We can conjecture that the rate is in O(nm).

Let’s finish with an analysis of the impact of the maximum cost:

meas_corr <- NULL
iterations <- 1e6
for (MAX in 2:12) {
  M <- gen_matrix(50, 50, MAX)
  already <- FALSE
  for (i in 0:iterations) {
    if (floor(log(i + 1, base = 1.3)) >= floor(log(i, base = 1.3)) + 1)
      if (mean_cor_row(M) <= 0.5 || mean_cor_col(M) <= 0.5) {
        if (already)
          break
        else
          already <- TRUE
      }
    M <- transition(M)
  }
  meas_corr <- rbind(meas_corr, data.frame(M = MAX, i = i))
}

And the result:

meas_corr %>%
  ggplot(aes(x = M, y = i)) +
  geom_point() +
  geom_line()

OK, it seems to be at least quadratic.

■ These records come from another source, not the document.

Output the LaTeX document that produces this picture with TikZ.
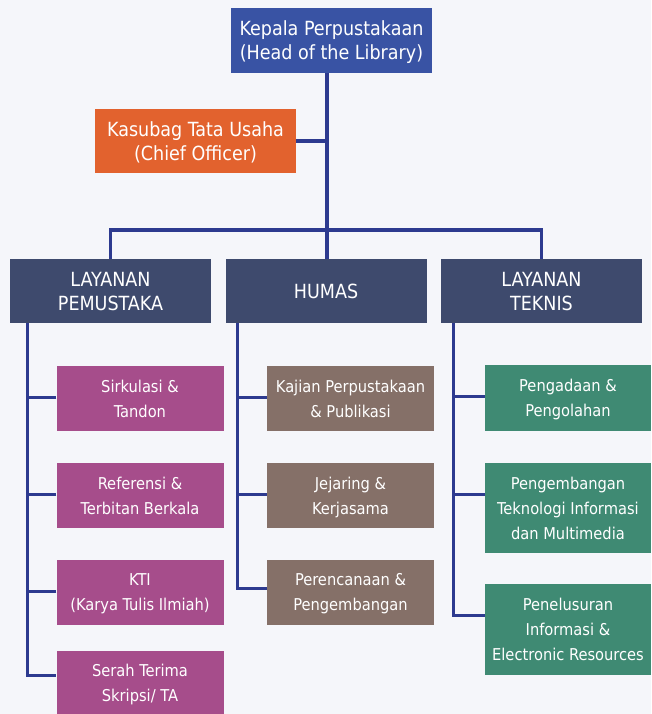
\documentclass[tikz,border=0pt]{standalone}
\usepackage{fontspec}
\usepackage{tikz}
\newfontfamily\orgfont{DejaVu Sans Condensed}
\definecolor{bgcol}{HTML}{F5F6FA}
\definecolor{linecol}{HTML}{2D3A8F}
\definecolor{headcol}{HTML}{3953A4}
\definecolor{chiefcol}{HTML}{E2622E}
\definecolor{unitcol}{HTML}{3E4A6D}
\definecolor{pemcol}{HTML}{A64D8B}
\definecolor{humcol}{HTML}{857068}
\definecolor{tekcol}{HTML}{3F8A73}
\tikzstyle{orgbox}=[rectangle,inner sep=0pt,text=white,align=center,text depth=0pt,
                    font=\orgfont\fontsize{19.5}{24}\selectfont]
\tikzstyle{topbox}=[orgbox,minimum width=201pt,minimum height=65pt]
\tikzstyle{subbox}=[orgbox,minimum width=167pt,minimum height=65pt,
                    font=\orgfont\fontsize{16.3}{25}\selectfont]
\tikzstyle{link}=[draw=linecol,line width=3.2pt]

\begin{document}
\begin{tikzpicture}[x=1pt,y=-1pt]
    \fill[bgcol] (0,0) rectangle (651,714);
    \useasboundingbox (0,0) rectangle (651,714);
    % top of the chart
    \node (kepala) at (331.5, 40.5) [topbox,fill=headcol]
      {Kepala Perpustakaan\\(Head of the Library)};
    \node (kasubag) at (195.5, 141) [topbox,fill=chiefcol,minimum height=64pt]
      {Kasubag Tata Usaha\\(Chief Officer)};
    \node (pemustaka) at (110.5, 291) [topbox,fill=unitcol,minimum height=64pt]
      {LAYANAN\\PEMUSTAKA};
    \node (humas) at (326, 291) [topbox,fill=unitcol,minimum height=64pt]
      {HUMAS};
    \node (teknis) at (541.5, 291) [topbox,fill=unitcol,minimum height=64pt]
      {LAYANAN\\TEKNIS};
    \coordinate (bar) at (327, 230);
    % layanan pemustaka
    \node (sirkulasi) at (140, 398.5) [subbox,fill=pemcol] {Sirkulasi \&\\Tandon};
    \node (referensi) at (140, 495.5) [subbox,fill=pemcol] {Referensi \&\\Terbitan Berkala};
    \node (kti) at (140, 592) [subbox,fill=pemcol] {KTI\\(Karya Tulis Ilmiah)};
    \node (serah) at (140, 683) [subbox,fill=pemcol] {Serah Terima\\Skripsi/ TA};
    % humas
    \node (kajian) at (350.5, 398.5) [subbox,fill=humcol] {Kajian Perpustakaan\\\& Publikasi};
    \node (jejaring) at (350.5, 495.5) [subbox,fill=humcol] {Jejaring \&\\Kerjasama};
    \node (rencana) at (350.5, 592) [subbox,fill=humcol] {Perencanaan \&\\Pengembangan};
    % layanan teknis
    \node (pengadaan) at (568, 398) [subbox,fill=tekcol,minimum width=166pt,minimum height=66pt]
      {Pengadaan \&\\Pengolahan};
    \node (tekinfo) at (568, 508) [subbox,fill=tekcol,minimum width=166pt,minimum height=90pt]
      {Pengembangan\\Teknologi Informasi\\dan Multimedia};
    \node (telusur) at (568, 629.5) [subbox,fill=tekcol,minimum width=166pt,minimum height=91pt]
      {Penelusuran\\Informasi \&\\Electronic Resources};
    \coordinate (lp) at ([xshift=18pt]pemustaka.south west);
    \coordinate (lh) at ([xshift=12pt]humas.south west);
    \coordinate (lt) at ([xshift=13pt]teknis.south west);
    % connectors
    \draw[link] (kepala.south -| bar) -- (humas.north -| bar);
    \draw[link] (kasubag.east) -- (kasubag.east -| bar);
    \draw[link] (pemustaka.north) |- (bar) -| (teknis.north);
    \draw[link] (lp) |- ([yshift=-25pt]serah.north west);
    \foreach \b in {sirkulasi,referensi,kti}
      \draw[link] ([yshift=-32pt]\b.north west) -- ([yshift=-32pt]\b.north west -| lp);
    \draw[link] (lh) |- ([yshift=-29pt]rencana.north west);
    \foreach \b in {kajian,jejaring}
      \draw[link] ([yshift=-32pt]\b.north west) -- ([yshift=-32pt]\b.north west -| lh);
    \draw[link] (lt) |- ([yshift=-32pt]telusur.north west);
    \foreach \b in {pengadaan,tekinfo}
      \draw[link] ([yshift=-32pt]\b.north west) -- ([yshift=-32pt]\b.north west -| lt);
\end{tikzpicture}
\end{document}
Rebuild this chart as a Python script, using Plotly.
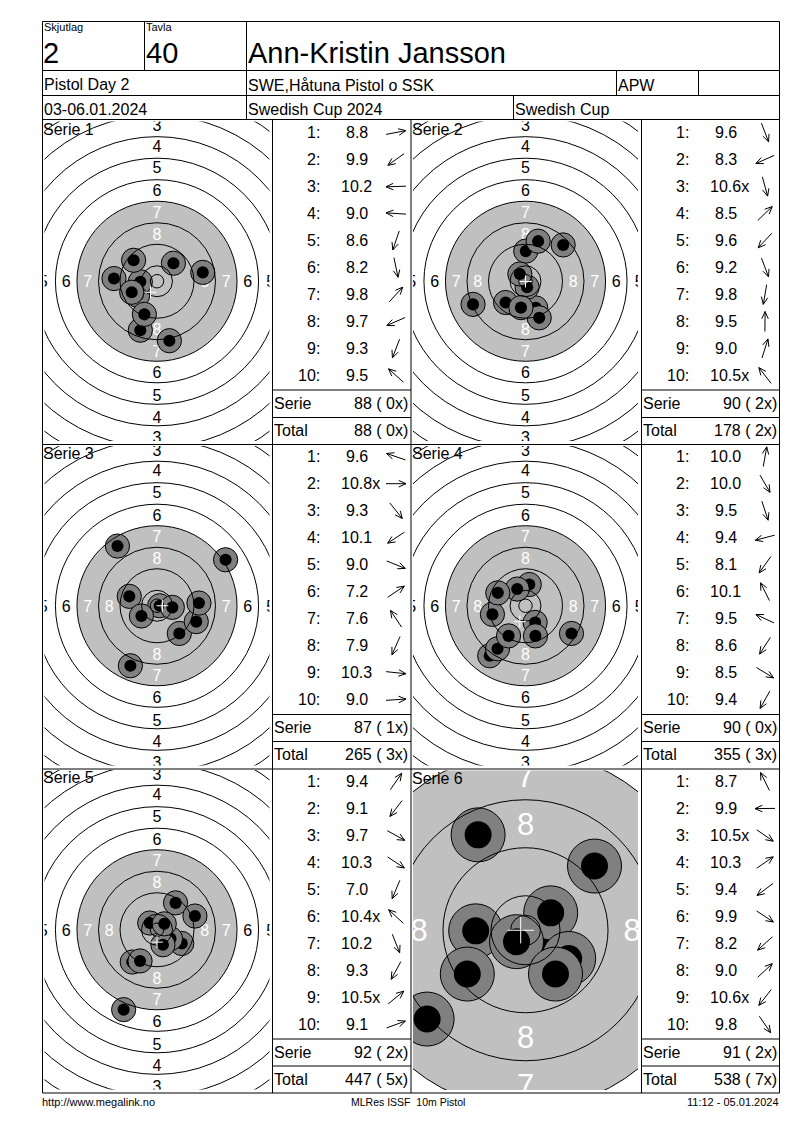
import math

import plotly.graph_objects as go

# header texts
round_no = "2"
lane_no = "40"
shooter = "Ann-Kristin Jansson"
event = "Pistol Day 2"
club = "SWE,Håtuna Pistol o SSK"
team_class = "APW"
dates = "03-06.01.2024"
match_name = "Swedish Cup 2024"
cup_name = "Swedish Cup"
footer_left = "http://www.megalink.no"
footer_mid = "MLRes ISSF  10m Pistol"
footer_right = "11:12 - 05.01.2024"

# one entry per series
series_names = ["Serie 1", "Serie 2", "Serie 3", "Serie 4", "Serie 5", "Serie 6"]
series_sums = ["88 ( 0x)", "90 ( 2x)", "87 ( 1x)", "90 ( 0x)", "92 ( 2x)", "91 ( 2x)"]
running_totals = ["88 ( 0x)", "178 ( 2x)", "265 ( 3x)", "355 ( 3x)", "447 ( 5x)", "538 ( 7x)"]

scores = [
    ["8.8", "9.9", "10.2", "9.0", "8.6", "8.2", "9.8", "9.7", "9.3", "9.5"],
    ["9.6", "8.3", "10.6x", "8.5", "9.6", "9.2", "9.8", "9.5", "9.0", "10.5x"],
    ["9.6", "10.8x", "9.3", "10.1", "9.0", "7.2", "7.6", "7.9", "10.3", "9.0"],
    ["10.0", "10.0", "9.5", "9.4", "8.1", "10.1", "9.5", "8.6", "8.5", "9.4"],
    ["9.4", "9.1", "9.7", "10.3", "7.0", "10.4x", "10.2", "9.3", "10.5x", "9.1"],
    ["8.7", "9.9", "10.5x", "10.3", "9.4", "9.9", "8.2", "9.0", "10.6x", "9.8"],
]

# shot positions on the target in mm from the centre, in shooting order
shot_x = [
    [17.0, -7.2, -6.2, -16.0, -6.2, 4.6, 6.1, -9.4, -4.7, -8.7],
    [3.8, -19.5, 0.6, 14.0, -7.4, 5.1, -1.7, 0.1, 4.7, -2.1],
    [-10.3, 1.0, 8.3, -5.8, 14.6, 25.5, -14.7, -9.9, 5.7, 15.6],
    [1.4, 3.6, 3.7, -12.3, -13.3, -3.1, -10.3, -10.4, 17.1, -6.3],
    [6.9, -9.2, 9.2, 5.0, -12.4, -2.7, 2.2, -6.3, 2.7, 14.1],
    [-7.9, -8.3, 2.6, 4.2, -9.7, 7.2, -16.4, 11.5, -1.5, 5.0],
]
shot_y = [
    [3.3, -5.2, -0.2, 1.0, -18.2, -22.1, 6.7, -4.1, -12.3, 7.8],
    [-9.9, -8.6, -2.2, 13.5, -7.9, -13.6, -9.8, 11.2, 14.9, 2.7],
    [3.5, 0.0, -10.3, -3.8, -5.9, 17.1, 22.2, -22.3, -0.6, 1.0],
    [7.9, -6.2, -11.2, -3.2, -18.6, 6.2, 4.8, -16.0, -10.3, -11.2],
    [10.0, -12.0, -5.1, -3.3, -29.7, 2.5, -5.6, -11.6, 2.2, 5.1],
    [15.9, -0.1, -1.8, 2.9, -7.3, -4.7, -14.8, 10.7, -1.9, -7.3],
]

# white cross: mean point of impact
cross_x = [-2.4, 0.0, 2.0, -2.1, 0.0, -0.8]
cross_y = [-4.1, -0.1, 0.0, -5.9, -4.6, 0.0]

# 10m air pistol target, ring radii in mm (inner ten first)
ring_radii = [2.5, 5.75, 13.75, 21.75, 29.75, 37.75, 45.75, 53.75, 61.75, 69.75, 77.75]
ring_numbers = [8, 7, 6, 5, 4, 3]
ring_label_radii = [17.75, 25.75, 33.75, 42.3, 50.3, 58.0]
black_radius = 29.75
shot_radius = 2.25

FONT = "Liberation Sans"
GREY_LIGHT = "#c0c0c0"
GREY_DARK = "#808080"

page_w = 800
page_h = 1130

# series panels: px/mm on the target, pixel box of the target, left of score column
panel_scale = [2.69, 2.69, 2.69, 2.69, 2.69, 6.0]
panel_left = [44.5, 413, 44.5, 413, 44.5, 413]
panel_top = [121.5, 121.5, 446, 446, 770, 770.5]
panel_w = 225
panel_h = 319.5
table_left = [272.5, 641.5, 272.5, 641.5, 272.5, 641.5]
row_top = [132.5, 132.5, 456.7, 456.7, 781.5, 781.5]
row_step = 27

fig = go.Figure()
shapes = []
annotations = []


def add_line(x0, y0, x1, y1):
    shapes.append(dict(type="line", xref="x", yref="y", x0=x0, y0=y0, x1=x1, y1=y1,
                       line=dict(color="black", width=1)))


def add_text(x, y, text, size, anchor="left"):
    annotations.append(dict(xref="x", yref="y", x=x, y=y, text=text, showarrow=False,
                            xanchor=anchor, yanchor="middle", borderpad=0,
                            font=dict(family=FONT, size=size, color="black")))


# frame of the sheet
for y in [21.5, 70.5, 95.5, 119.5, 444.5, 769, 1093]:
    add_line(42.5, y, 779.5, y)
for x in [42.5, 779.5]:
    add_line(x, 21.5, x, 1093)
add_line(144.5, 21.5, 144.5, 70.5)
add_line(246.5, 21.5, 246.5, 119.5)
add_line(616.5, 70.5, 616.5, 95.5)
add_line(698.5, 70.5, 698.5, 95.5)
add_line(513.5, 95.5, 513.5, 119.5)
for x in [272.5, 411, 641.5]:
    add_line(x, 119.5, x, 1093)
for y in [390, 417.5, 714.5, 741.5, 1039, 1066]:
    add_line(272.5, y, 411, y)
    add_line(641.5, y, 779.5, y)

# header
add_text(42.5, 26.5, "Skjutlag", 11)
add_text(144.5, 26.5, "Tavla", 11)
add_text(42, 53, round_no, 29)
add_text(144.5, 53, lane_no, 29)
add_text(246.5, 53, shooter, 29)
add_text(43, 84, event, 16)
add_text(247, 85, club, 16)
add_text(617, 85, team_class, 16)
add_text(42.5, 109, dates, 16)
add_text(247, 109, match_name, 16)
add_text(514, 109, cup_name, 16)

# footer
add_text(41, 1102, footer_left, 11)
add_text(407.5, 1102, footer_mid, 10.5, "center")
add_text(780, 1102, footer_right, 11, "right")

layout_axes = dict(
    xaxis=dict(domain=[0, 1], range=[0, page_w], visible=False),
    yaxis=dict(domain=[0, 1], range=[page_h, 0], visible=False),
)

arrow_x = []
arrow_y = []

for i, name in enumerate(series_names):
    s = panel_scale[i]
    ax = str(i + 2)
    xref = "x" + ax
    yref = "y" + ax
    half_w = panel_w / 2 / s
    half_h = panel_h / 2 / s

    layout_axes["xaxis" + ax] = dict(
        domain=[panel_left[i] / page_w, (panel_left[i] + panel_w) / page_w],
        range=[-half_w, half_w], visible=False, anchor=yref,
    )
    layout_axes["yaxis" + ax] = dict(
        domain=[1 - (panel_top[i] + panel_h) / page_h, 1 - panel_top[i] / page_h],
        range=[-half_h, half_h], visible=False, anchor=xref,
    )

    # aiming black, printed grey on the sheet
    shapes.append(dict(type="circle", xref=xref, yref=yref, layer="below",
                       x0=-black_radius, y0=-black_radius, x1=black_radius, y1=black_radius,
                       fillcolor=GREY_LIGHT, line=dict(width=0)))

    # ring numbers on the four sides, only those that reach into the box
    label_x = []
    label_y = []
    label_text = []
    label_color = []
    nudge = (2 if s < 3 else 3) / s  # text sits a bit high in plotly
    for number, r in zip(ring_numbers, ring_label_radii):
        for dx, dy in [(0, 1), (0, -1), (-1, 0), (1, 0)]:
            if abs(dx * r) > half_w + 1 or abs(dy * r) > half_h + 1:
                continue
            label_x.append(dx * r)
            label_y.append(dy * r - nudge)
            label_text.append(str(number))
            label_color.append("white" if number >= 7 else "black")
    fig.add_trace(go.Scatter(
        x=label_x, y=label_y, text=label_text, mode="text", xaxis=xref, yaxis=yref,
        textposition="middle center", cliponaxis=True, hoverinfo="skip",
        textfont=dict(family=FONT, size=16 if s < 3 else 31, color=label_color),
    ))

    # every shot is a grey disc with a black hole, later shots cover earlier ones
    mark_x = []
    mark_y = []
    mark_size = []
    mark_color = []
    mark_line = []
    for x, y in zip(shot_x[i], shot_y[i]):
        mark_x += [x, x]
        mark_y += [y, y]
        mark_size += [4 * shot_radius * s, 2 * shot_radius * s]
        mark_color += [GREY_DARK, "black"]
        mark_line += [1, 0]
    fig.add_trace(go.Scatter(
        x=mark_x, y=mark_y, mode="markers", xaxis=xref, yaxis=yref, cliponaxis=True,
        hoverinfo="skip",
        marker=dict(size=mark_size, color=mark_color, opacity=1,
                    line=dict(color="black", width=mark_line)),
    ))

    # scoring rings go over the shots
    for r in ring_radii:
        shapes.append(dict(type="circle", xref=xref, yref=yref, layer="above",
                           x0=-r, y0=-r, x1=r, y1=r,
                           line=dict(color="black", width=1)))

    arm = 2.2
    for x0, y0, x1, y1 in [(-arm, 0, arm, 0), (0, -arm, 0, arm)]:
        shapes.append(dict(type="line", xref=xref, yref=yref, layer="above",
                           x0=cross_x[i] + x0, y0=cross_y[i] + y0,
                           x1=cross_x[i] + x1, y1=cross_y[i] + y1,
                           line=dict(color="white", width=1)))

    add_text(panel_left[i] - 2.5, panel_top[i] + 7.5, name, 16)

    # score column
    col = table_left[i]
    for n, score in enumerate(scores[i]):
        row_y = row_top[i] + n * row_step
        add_text(col + 48, row_y, f"{n + 1}:", 16, "right")
        add_text(col + 84 + (4 if score.endswith("x") else 0), row_y, score, 16, "center")

        # direction arrow follows the shot position
        angle = math.atan2(shot_y[i][n], shot_x[i][n])
        ux = math.cos(angle)
        uy = -math.sin(angle)
        cx = col + 123.5
        tip = (cx + 10 * ux, row_y + 10 * uy)
        tail = (cx - 10 * ux, row_y - 10 * uy)
        arrow_x += [tail[0], tip[0], None]
        arrow_y += [tail[1], tip[1], None]
        for side in [-1, 1]:
            a = math.atan2(uy, ux) + math.pi + side * 0.42
            arrow_x += [tip[0], tip[0] + 8 * math.cos(a), None]
            arrow_y += [tip[1], tip[1] + 8 * math.sin(a), None]

    add_text(col, row_top[i] + 271, "Serie", 16)
    add_text(col, row_top[i] + 298, "Total", 16)
    add_text(col + 136, row_top[i] + 271, series_sums[i], 16, "right")
    add_text(col + 136, row_top[i] + 298, running_totals[i], 16, "right")

fig.add_trace(go.Scatter(
    x=arrow_x, y=arrow_y, mode="lines", xaxis="x", yaxis="y", hoverinfo="skip",
    line=dict(color="black", width=1),
))

fig.update_layout(
    autosize=False, width=page_w, height=page_h, showlegend=False,
    margin=dict(l=0, r=0, t=0, b=0),
    paper_bgcolor="white", plot_bgcolor="rgba(0,0,0,0)",
    shapes=shapes, annotations=annotations, **layout_axes,
)

fig.write_html("out.html", config={"displayModeBar": False},
               post_script="document.body.style.margin='0';")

Let’s apply a regression and see what better fit the points.

rsquared <- NULL
for (k in 2:6)
  rsquared <- c(rsquared, summary(lm(i ~ I(M ^ k), meas_corr))$r.squared)
print(rsquared)

## [1] 0.8466172 0.9196449 0.9560563 0.9704478 0.9717191

rsquared <- NULL
for (k in 2:6)
  rsquared <- c(rsquared, summary(lm(i ~ I(M ^ k), meas_corr[meas_corr$M < 8,]))$r.squared)
print(rsquared)

## [1] 0.9767188 0.9852752 0.9668185 0.9366381 0.9032574

The regression on the stable low values suggests the rate to be in O(M^3) but it could be even higher.

Conclusion

We end up with a convergence rate of at least O(nmM^2). This study is however limited by the following factors:

it is empirical
it assumes that the correlation is a good indicator of the convergence
no average were performed (only a single test each time) and we may have outliers
the measures could be imprecise due to some approximations

Still it provides some idea of the convergence rate.

Perspectives

The impact of the maximum cost should be investigated (note that the maximum cost in the matrix is M^2). Also, the impact of this parameter could be minimized by changing the transition mechanism to add and subtract values larger than 1.